Both William Summerhill and Alan Dye contribute chapters that represent aspects of larger projects. Dye's study of the contracts between sugarcane growers and millers in Cuba lays to rest the myth that the contracts between growers and millers evolved to exploit the growers, upon whom they were coercively imposed. Summerhill's paper on Brazilian railroads concludes that "The direct impact of the railroad in Brazil places it comfortably within the top tier of the cases for which economic historians have constructed social savings estimates" (p. 391). Interested readers can certainly learn more from Dye's Cuban Sugar in the Age of Mass Production (Stanford, 1998) or Summerhill's forthcoming Order Against Progress: Government, Foreign Investment and Railroads in Brazil, 1854-1913 (Stanford, scheduled for Summer 2000).
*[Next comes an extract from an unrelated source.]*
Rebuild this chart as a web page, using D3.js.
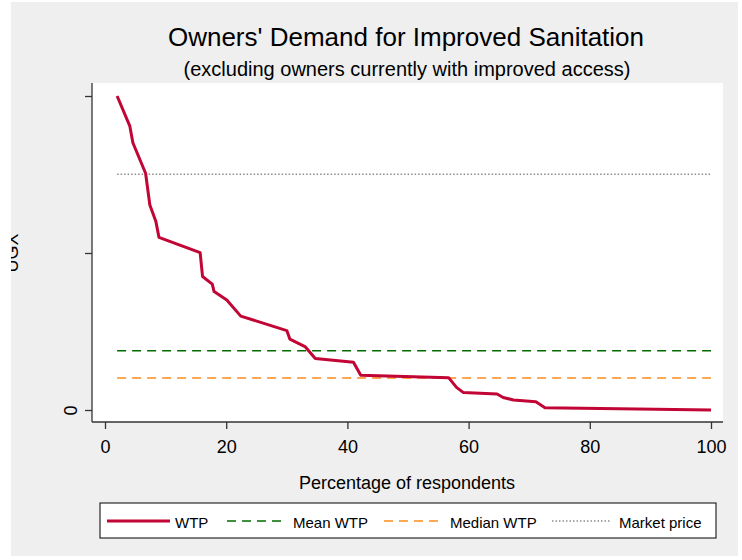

Papers by Lee Alston, Gary Libecap and Bernardo Mueller; Andri A. Hofman and Nanno Mulder; and Carlos Newland round out the volume. All are well worth reading.
A final observation: It's ironic that economic historians of Latin America stress the study of institutions, a theme that features prominently in this volume as well. For those of us trained in the early 1970s, "institutional history" was something to be avoided, the province of dullards and the unimaginative. It was a matter of faith, enshrined in a famous article by James Lockhart, that the only real historians of Latin America were social historians, and, well, social historians had better things to do than pay attention to, of all things, institutions. Institutions didn't affect the behavior of real people, and real historians studied real (read: ordinary) people. My how times do change. There isn't much doubt about who's doing the interesting history of Latin America these days. Not a few of them are represented in this excellent collection. Now if only I could get them to explain the Asiatic mode of production to me, my life would be complete. Fat chance.
Richard Salvucci teaches at Trinity University. He is co-author with Linda K. Salvucci of "Cuba and the Latin American Terms of Trade in the Nineteenth Century: Old Theories, New Evidence," forthcoming in the Journal of Interdisciplinary History in Autumn 2000.